- [EXERCISE DATA]
▼
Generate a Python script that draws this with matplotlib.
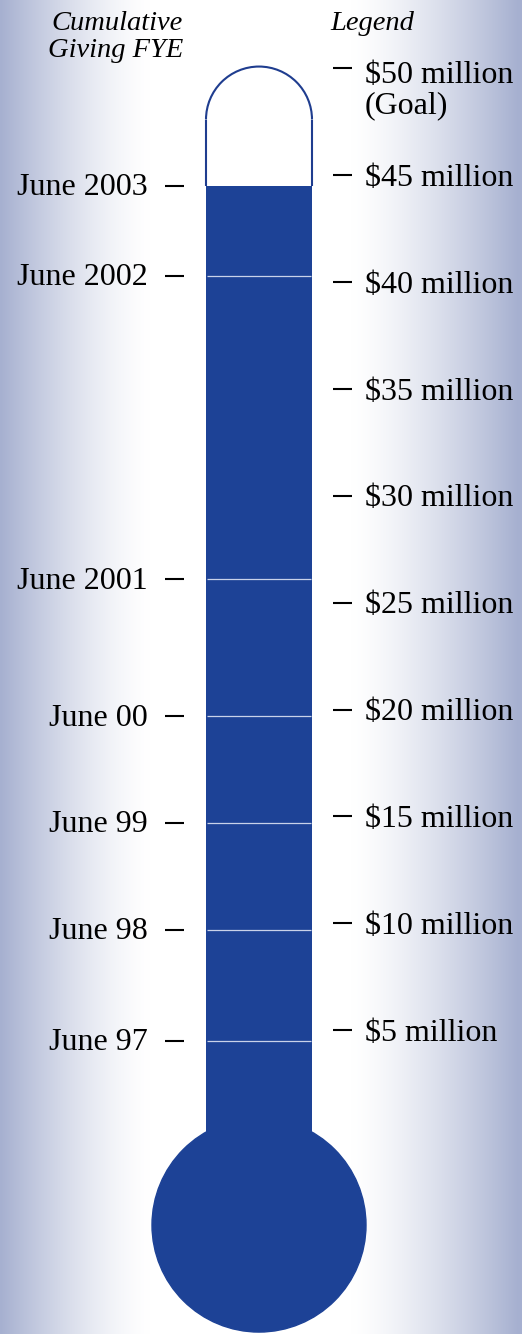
import numpy as np
import matplotlib.pyplot as plt
from matplotlib.patches import Ellipse, Arc

# cumulative giving at each fiscal year end ($ million)
dates = ["June 97", "June 98", "June 99", "June 00", "June 2001", "June 2002", "June 2003"]
giving = [4.5, 9.7, 14.7, 19.7, 26.1, 40.3, 44.5]
# legend scale
money_ticks = [5, 10, 15, 20, 25, 30, 35, 40, 45, 50]
money_labels = ["$5 million", "$10 million", "$15 million", "$20 million", "$25 million",
                "$30 million", "$35 million", "$40 million", "$45 million", "$50 million\n(Goal)"]
goal = 50

W, H = 522, 1334
PX = 21.375          # pixels per $1 million
ZERO = 1137          # pixel row of $0
BLUE = "#1d4296"
SERIF = ["Liberation Serif", "DejaVu Serif"]

fig = plt.figure(figsize=(W / 100, H / 100), dpi=100)
ax = fig.add_axes([0, 0, 1, 1])
ax.set_xlim(0, W)
ax.set_ylim((ZERO - H) / PX, ZERO / PX)
ax.axis("off")

# background: lavender edges fading to white
xs = np.arange(W)
edge = np.array([166, 176, 208]) / 255
t = np.clip(np.maximum((150 - xs) / 150, (xs - 350) / 168), 0, 1) ** 1.4
rgb = 1 - t[:, None] * (1 - edge[None, :])
img = np.repeat(rgb[None, :, :], 2, axis=0)
ax.imshow(img, extent=[0, W, ax.get_ylim()[0], ax.get_ylim()[1]], aspect="auto", zorder=0)

# thermometer
cx, tube_w = 259, 106
top_v = goal - 2.4                      # where the rounded cap starts
ax.bar(cx, top_v, width=tube_w, bottom=0, color="white", zorder=1)
ax.add_patch(Ellipse((cx, top_v), tube_w, tube_w / PX, color="white", zorder=1))
ax.add_patch(Arc((cx, top_v), tube_w, tube_w / PX, theta1=0, theta2=180,
                 color="#1f3d8f", lw=1.5, zorder=3))
ax.vlines([cx - tube_w / 2, cx + tube_w / 2], giving[-1], top_v, color="#1f3d8f", lw=1.5, zorder=3)

# mercury
ax.bar(cx, giving[-1] + 5.3, width=tube_w, bottom=-5.3, color=BLUE, zorder=2)
ax.add_patch(Ellipse((cx, -4.12), 214, 214 / PX, color=BLUE, zorder=2))
ax.hlines(giving[:-1], cx - tube_w / 2 + 1, cx + tube_w / 2 - 1, color="#c9d2ea", lw=0.9, zorder=3)

# left: fiscal year-end marks
ax.hlines(giving, 165, 184, color="black", lw=1.5)
for d, v in zip(dates, giving):
    ax.text(148, v - 0.1, d, ha="right", va="center", fontsize=23, family=SERIF)

# right: legend marks
ax.hlines(money_ticks, 333, 352, color="black", lw=1.5)
for m, lab in zip(money_ticks, money_labels):
    if "\n" in lab:
        ax.text(365, m + 0.35, lab, ha="left", va="top", fontsize=23, family=SERIF, linespacing=1.05)
    else:
        ax.text(365, m - 0.15, lab, ha="left", va="center", fontsize=23, family=SERIF)

ax.text(183, (ZERO - 11) / PX, "Cumulative\nGiving FYE", ha="right", va="top", fontsize=20.5,
        style="italic", family=SERIF, linespacing=1.08)
ax.text(330, (ZERO - 11) / PX, "Legend", ha="left", va="top", fontsize=20.5, style="italic", family=SERIF)

fig.savefig("out.png", dpi=100)
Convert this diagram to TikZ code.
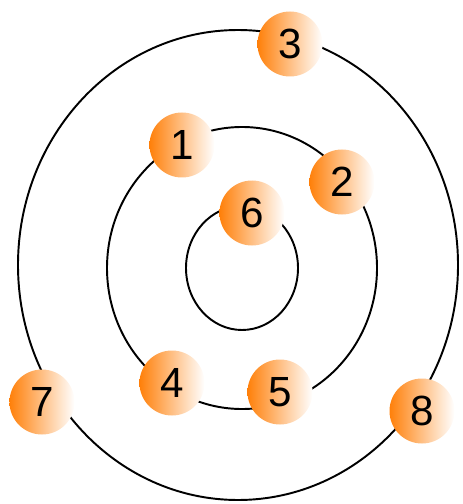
\documentclass[tikz,border=0pt]{standalone}
\usepackage{fontspec}
\setmainfont{Liberation Sans}
\usepackage{xcolor}
\usepackage{tikz}
\usetikzlibrary{positioning}

\definecolor{ballorange}{RGB}{255,128,10}

\begin{document}
\begin{tikzpicture}[
    ring/.style={draw=black, line width=1.1pt},
    ball/.style={circle, minimum size=1.3cm, inner sep=0pt, left color=ballorange, middle color=ballorange!65!white, right color=white,
      font=\fontsize{24}{24}\selectfont}
  ]
    \useasboundingbox (0,0) rectangle (9.24,-10.08);
    % rings
    \draw[ring] (4.76,-5.30) ellipse [x radius=4.40, y radius=4.70];
    \draw[ring] (4.84,-5.36) ellipse [x radius=2.70, y radius=2.82];
    \draw[ring] (4.84,-5.36) ellipse [x radius=1.12, y radius=1.24];
    % balls
    \node[ball] (ball1) at (3.64,-2.90) {1};
    \node[ball] (ball2) at (6.84,-3.64) {2};
    \node[ball] (ball3) at (5.80,-0.88) {3};
    \node[ball] (ball4) at (3.44,-7.66) {4};
    \node[ball] (ball5) at (5.60,-7.84) {5};
    \node[ball] (ball6) at (5.04,-4.26) {6};
    \node[ball] (ball7) at (0.84,-8.04) {7};
    \node[ball] (ball8) at (8.44,-8.22) {8};
  \end{tikzpicture}
\end{document}
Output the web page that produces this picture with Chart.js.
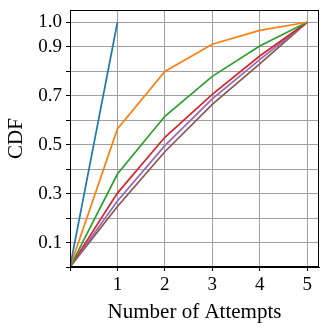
<!DOCTYPE html>
<html>
<head>
<meta charset="utf-8">
<script src="https://cdn.jsdelivr.net/npm/chart.js@4"></script>
<style>
  html, body { margin: 0; padding: 0; background: #fff; }
  #wrap { width: 329px; height: 329px; }
</style>
</head>
<body>
<div id="wrap"><canvas id="cdfChart" width="329" height="329"></canvas></div>
<script>
// attempts on the x axis
const attempts = [0, 1, 2, 3, 4, 5];

// CDF series
const seriesBlue   = [0, 1.0];
const seriesOrange = [0, 0.564, 0.799, 0.910, 0.967, 1.0];
const seriesGreen  = [0, 0.380, 0.616, 0.779, 0.903, 1.0];
const seriesRed    = [0, 0.302, 0.530, 0.705, 0.862, 1.0];
const seriesPurple = [0, 0.270, 0.496, 0.687, 0.847, 1.0];
const seriesBrown  = [0, 0.247, 0.471, 0.664, 0.830, 1.0];

// tick labels
const xTickLabels = ['1', '2', '3', '4', '5'];
const yTickLabels = ['0.1', '0.3', '0.5', '0.7', '0.9', '1.0'];
const yGridValues = [0, 0.1, 0.2, 0.3, 0.4, 0.5, 0.6, 0.7, 0.8, 0.9, 1.0];

const colors = ['#1f77b4', '#ff7f0e', '#2ca02c', '#d62728', '#9467bd', '#8c564b'];
const allSeries = [seriesBlue, seriesOrange, seriesGreen, seriesRed, seriesPurple, seriesBrown];

const toPoints = vals => vals.map((v, i) => ({ x: attempts[i], y: v }));

const datasets = allSeries.map((vals, i) => ({
  data: toPoints(vals),
  borderColor: colors[i],
  borderWidth: 1.7,
  pointRadius: 0,
  fill: false,
  tension: 0
}));

// draw the full box like matplotlib spines
const frame = {
  id: 'frame',
  afterDatasetsDraw(chart) {
    const { ctx, chartArea: a } = chart;
    ctx.save();
    ctx.strokeStyle = '#000';
    ctx.lineWidth = 1;
    ctx.strokeRect(a.left + 0.5, a.top + 0.5, a.right - a.left - 1, a.bottom - a.top - 1);
    ctx.restore();
  }
};

const family = '"Liberation Serif", "DejaVu Serif", serif';
const tickFont = { family, size: 19 };
const titleFont = { family, size: 21 };

const ctx = document.getElementById('cdfChart').getContext('2d');
new Chart(ctx, {
  type: 'line',
  data: { datasets },
  options: {
    responsive: false,
    maintainAspectRatio: false,
    animation: false,
    layout: { padding: { top: 10, right: 10, left: 0, bottom: 0 } },
    plugins: { legend: { display: false }, tooltip: { enabled: false } },
    scales: {
      x: {
        type: 'linear',
        min: 0,
        max: 5.25,
        afterBuildTicks: s => { s.ticks = attempts.map(v => ({ value: v })); },
        afterFit: s => { s.height = 62; s.paddingLeft = 0; s.paddingRight = 0; },
        ticks: {
          color: '#000',
          font: tickFont,
          padding: 3,
          maxRotation: 0,
          autoSkip: false,
          callback: v => (v >= 1 ? xTickLabels[v - 1] : '')
        },
        grid: { color: '#a0a0a0', lineWidth: 1, tickLength: 4, tickColor: '#000' },
        border: { color: '#000' },
        title: { display: true, text: 'Number of Attempts', color: '#000', font: titleFont, padding: { top: 0 } }
      },
      y: {
        min: 0,
        max: 1.05,
        afterBuildTicks: s => { s.ticks = yGridValues.map(v => ({ value: v })); },
        afterFit: s => { s.width = 70; s.paddingTop = 0; s.paddingBottom = 0; },
        ticks: {
          color: '#000',
          font: tickFont,
          padding: 4,
          autoSkip: false,
          callback: v => {
            const t = v.toFixed(1);
            return yTickLabels.includes(t) ? t : '';
          }
        },
        grid: { color: '#a0a0a0', lineWidth: 1, tickLength: 4, tickColor: '#000' },
        border: { color: '#000' },
        title: { display: true, text: 'CDF', color: '#000', font: titleFont, padding: { bottom: 0 } }
      }
    }
  },
  plugins: [frame]
});
</script>
</body>
</html>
▲
- [GIVEN TASK] Leave out the pictures, then repeat the listing above exactly from its first line to the line with "from matplotlib.patches import Ellipse, Arc", inclusive.

- [REPLY TO THE TASK]
Generate a Python script that draws this with matplotlib.
import numpy as np
import matplotlib.pyplot as plt
from matplotlib.patches import Ellipse, Arc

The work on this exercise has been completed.